*DATA PROVIDED*
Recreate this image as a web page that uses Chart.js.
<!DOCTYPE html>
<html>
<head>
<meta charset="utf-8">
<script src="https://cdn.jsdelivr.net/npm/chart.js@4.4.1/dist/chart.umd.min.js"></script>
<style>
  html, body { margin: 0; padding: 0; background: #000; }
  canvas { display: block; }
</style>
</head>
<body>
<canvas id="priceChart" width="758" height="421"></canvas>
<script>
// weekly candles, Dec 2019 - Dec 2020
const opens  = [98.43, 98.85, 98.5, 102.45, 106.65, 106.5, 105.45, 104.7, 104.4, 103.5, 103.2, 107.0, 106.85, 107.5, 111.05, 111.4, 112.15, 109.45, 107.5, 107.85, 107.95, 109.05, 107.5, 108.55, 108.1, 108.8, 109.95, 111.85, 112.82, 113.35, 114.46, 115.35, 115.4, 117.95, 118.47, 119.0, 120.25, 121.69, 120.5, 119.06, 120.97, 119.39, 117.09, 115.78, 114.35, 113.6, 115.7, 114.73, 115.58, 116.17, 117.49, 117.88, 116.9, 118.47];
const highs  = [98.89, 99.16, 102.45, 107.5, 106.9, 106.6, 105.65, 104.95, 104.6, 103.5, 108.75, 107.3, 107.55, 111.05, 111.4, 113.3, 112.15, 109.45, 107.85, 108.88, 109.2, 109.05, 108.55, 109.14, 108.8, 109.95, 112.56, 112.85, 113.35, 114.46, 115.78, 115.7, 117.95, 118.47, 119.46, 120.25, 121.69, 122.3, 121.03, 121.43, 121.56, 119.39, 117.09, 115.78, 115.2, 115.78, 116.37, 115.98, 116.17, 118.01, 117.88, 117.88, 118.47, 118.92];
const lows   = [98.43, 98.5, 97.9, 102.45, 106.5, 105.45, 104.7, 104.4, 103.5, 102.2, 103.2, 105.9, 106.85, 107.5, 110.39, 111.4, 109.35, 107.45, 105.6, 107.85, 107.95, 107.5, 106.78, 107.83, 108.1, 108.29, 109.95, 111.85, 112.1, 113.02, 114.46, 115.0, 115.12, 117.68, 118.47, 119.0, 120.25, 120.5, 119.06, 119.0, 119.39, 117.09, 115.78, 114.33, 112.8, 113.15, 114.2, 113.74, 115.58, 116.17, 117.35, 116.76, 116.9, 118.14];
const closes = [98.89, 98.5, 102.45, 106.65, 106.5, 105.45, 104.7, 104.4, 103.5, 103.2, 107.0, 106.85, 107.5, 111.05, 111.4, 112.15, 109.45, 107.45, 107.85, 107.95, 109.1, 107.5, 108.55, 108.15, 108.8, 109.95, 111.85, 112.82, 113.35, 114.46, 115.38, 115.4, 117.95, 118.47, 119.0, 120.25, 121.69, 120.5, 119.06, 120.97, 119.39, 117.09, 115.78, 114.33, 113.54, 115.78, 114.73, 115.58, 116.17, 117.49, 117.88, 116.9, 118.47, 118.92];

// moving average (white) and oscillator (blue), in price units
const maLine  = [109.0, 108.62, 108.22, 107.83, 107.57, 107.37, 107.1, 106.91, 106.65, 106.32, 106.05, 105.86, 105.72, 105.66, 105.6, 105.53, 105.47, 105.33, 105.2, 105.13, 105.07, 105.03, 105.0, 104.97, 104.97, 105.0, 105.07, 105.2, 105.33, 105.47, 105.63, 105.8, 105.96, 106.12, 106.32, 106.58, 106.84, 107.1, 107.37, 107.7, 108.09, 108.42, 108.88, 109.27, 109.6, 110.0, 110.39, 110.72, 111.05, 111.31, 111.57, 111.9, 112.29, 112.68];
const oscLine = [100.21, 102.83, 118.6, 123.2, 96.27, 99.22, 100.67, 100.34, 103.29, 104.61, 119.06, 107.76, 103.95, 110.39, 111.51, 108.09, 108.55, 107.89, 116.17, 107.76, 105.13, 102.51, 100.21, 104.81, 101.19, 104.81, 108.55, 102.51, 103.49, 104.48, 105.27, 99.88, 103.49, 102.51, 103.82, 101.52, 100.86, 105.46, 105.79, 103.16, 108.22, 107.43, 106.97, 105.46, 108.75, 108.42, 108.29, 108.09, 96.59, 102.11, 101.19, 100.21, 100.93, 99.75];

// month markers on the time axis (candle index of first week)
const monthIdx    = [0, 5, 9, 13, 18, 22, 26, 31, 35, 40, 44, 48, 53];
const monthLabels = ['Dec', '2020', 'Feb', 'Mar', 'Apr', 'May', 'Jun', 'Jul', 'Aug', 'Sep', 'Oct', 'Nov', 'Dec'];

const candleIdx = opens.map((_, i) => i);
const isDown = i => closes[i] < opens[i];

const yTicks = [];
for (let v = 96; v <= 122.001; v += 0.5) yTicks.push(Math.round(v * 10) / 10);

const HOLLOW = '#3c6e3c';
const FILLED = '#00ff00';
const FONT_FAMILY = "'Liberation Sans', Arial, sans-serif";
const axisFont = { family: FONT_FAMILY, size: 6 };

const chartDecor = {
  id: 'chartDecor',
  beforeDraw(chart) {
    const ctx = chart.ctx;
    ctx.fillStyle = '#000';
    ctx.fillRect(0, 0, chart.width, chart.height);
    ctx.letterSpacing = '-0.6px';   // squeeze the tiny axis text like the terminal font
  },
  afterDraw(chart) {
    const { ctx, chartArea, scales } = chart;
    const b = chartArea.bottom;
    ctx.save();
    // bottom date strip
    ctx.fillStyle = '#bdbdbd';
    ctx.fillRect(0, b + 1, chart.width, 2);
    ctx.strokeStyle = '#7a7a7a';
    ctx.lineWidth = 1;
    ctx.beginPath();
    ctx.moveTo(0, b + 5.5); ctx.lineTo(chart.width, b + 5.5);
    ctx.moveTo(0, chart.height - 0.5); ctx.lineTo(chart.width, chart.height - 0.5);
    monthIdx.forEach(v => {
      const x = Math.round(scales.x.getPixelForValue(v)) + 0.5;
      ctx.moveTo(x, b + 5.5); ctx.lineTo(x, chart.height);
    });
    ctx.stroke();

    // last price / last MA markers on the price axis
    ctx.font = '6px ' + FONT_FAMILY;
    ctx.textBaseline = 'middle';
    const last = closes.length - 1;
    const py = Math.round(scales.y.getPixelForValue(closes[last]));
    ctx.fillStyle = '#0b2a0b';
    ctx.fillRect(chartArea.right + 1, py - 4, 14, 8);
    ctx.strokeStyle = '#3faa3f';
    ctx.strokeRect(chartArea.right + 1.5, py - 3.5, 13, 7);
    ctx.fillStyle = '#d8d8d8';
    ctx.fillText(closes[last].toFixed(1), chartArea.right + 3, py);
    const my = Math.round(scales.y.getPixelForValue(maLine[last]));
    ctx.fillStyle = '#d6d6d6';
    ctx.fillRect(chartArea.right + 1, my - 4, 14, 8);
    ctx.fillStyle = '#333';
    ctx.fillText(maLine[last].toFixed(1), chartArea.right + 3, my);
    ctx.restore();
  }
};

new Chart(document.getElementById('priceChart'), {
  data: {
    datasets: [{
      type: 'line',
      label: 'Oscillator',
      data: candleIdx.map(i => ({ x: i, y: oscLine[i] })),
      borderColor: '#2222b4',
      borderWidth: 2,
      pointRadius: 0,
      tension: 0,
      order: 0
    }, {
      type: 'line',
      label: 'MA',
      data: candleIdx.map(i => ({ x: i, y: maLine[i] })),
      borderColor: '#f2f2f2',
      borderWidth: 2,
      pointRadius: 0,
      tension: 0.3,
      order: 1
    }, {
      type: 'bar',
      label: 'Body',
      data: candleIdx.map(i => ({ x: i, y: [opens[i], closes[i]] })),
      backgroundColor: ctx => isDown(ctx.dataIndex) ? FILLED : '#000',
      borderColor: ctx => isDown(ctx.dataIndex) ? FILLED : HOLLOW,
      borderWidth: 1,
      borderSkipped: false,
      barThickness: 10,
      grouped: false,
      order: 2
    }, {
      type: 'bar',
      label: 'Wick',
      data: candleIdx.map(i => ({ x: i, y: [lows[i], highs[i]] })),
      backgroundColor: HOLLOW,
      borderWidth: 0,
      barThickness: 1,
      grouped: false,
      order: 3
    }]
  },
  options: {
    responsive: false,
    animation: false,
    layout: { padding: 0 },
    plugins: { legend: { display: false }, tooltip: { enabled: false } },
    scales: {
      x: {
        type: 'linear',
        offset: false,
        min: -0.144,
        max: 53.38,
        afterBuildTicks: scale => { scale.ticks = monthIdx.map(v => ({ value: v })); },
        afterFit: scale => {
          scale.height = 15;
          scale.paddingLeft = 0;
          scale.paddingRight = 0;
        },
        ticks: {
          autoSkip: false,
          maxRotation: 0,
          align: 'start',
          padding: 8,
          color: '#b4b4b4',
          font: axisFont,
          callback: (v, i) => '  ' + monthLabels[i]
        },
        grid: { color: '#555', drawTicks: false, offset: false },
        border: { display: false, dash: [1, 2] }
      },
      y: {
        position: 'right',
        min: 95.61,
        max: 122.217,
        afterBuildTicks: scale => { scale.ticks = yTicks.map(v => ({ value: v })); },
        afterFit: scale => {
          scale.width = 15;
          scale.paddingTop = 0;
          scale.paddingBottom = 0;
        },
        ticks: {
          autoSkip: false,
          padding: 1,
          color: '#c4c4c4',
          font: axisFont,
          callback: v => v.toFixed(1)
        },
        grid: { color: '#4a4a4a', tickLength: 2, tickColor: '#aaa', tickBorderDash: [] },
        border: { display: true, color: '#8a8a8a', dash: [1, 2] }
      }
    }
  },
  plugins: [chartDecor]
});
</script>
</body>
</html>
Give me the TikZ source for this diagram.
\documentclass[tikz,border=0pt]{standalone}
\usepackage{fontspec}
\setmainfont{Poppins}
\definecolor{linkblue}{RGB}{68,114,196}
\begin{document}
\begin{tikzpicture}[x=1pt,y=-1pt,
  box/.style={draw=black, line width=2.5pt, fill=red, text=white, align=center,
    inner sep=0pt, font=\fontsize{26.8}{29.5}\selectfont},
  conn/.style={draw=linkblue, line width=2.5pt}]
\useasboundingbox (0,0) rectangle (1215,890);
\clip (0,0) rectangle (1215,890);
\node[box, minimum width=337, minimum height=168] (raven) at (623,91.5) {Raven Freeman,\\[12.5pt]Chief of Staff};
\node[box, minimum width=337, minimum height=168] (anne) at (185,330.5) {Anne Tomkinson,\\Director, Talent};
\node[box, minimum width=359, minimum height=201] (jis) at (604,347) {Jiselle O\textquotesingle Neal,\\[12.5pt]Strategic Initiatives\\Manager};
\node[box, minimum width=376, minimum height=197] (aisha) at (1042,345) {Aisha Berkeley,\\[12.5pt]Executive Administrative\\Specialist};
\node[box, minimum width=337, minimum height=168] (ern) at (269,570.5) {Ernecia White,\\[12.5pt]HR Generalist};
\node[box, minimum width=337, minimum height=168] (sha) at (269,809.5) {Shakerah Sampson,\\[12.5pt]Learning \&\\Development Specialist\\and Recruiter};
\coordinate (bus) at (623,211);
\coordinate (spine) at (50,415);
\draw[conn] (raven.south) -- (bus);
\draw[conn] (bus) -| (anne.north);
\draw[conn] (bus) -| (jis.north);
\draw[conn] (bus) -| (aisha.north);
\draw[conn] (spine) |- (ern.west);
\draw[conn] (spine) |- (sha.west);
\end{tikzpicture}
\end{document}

*WHAT THE TASK REQUIRES*
Give only the count of lines in the data that include the string "this".

*EXPECTED OUTPUT*
2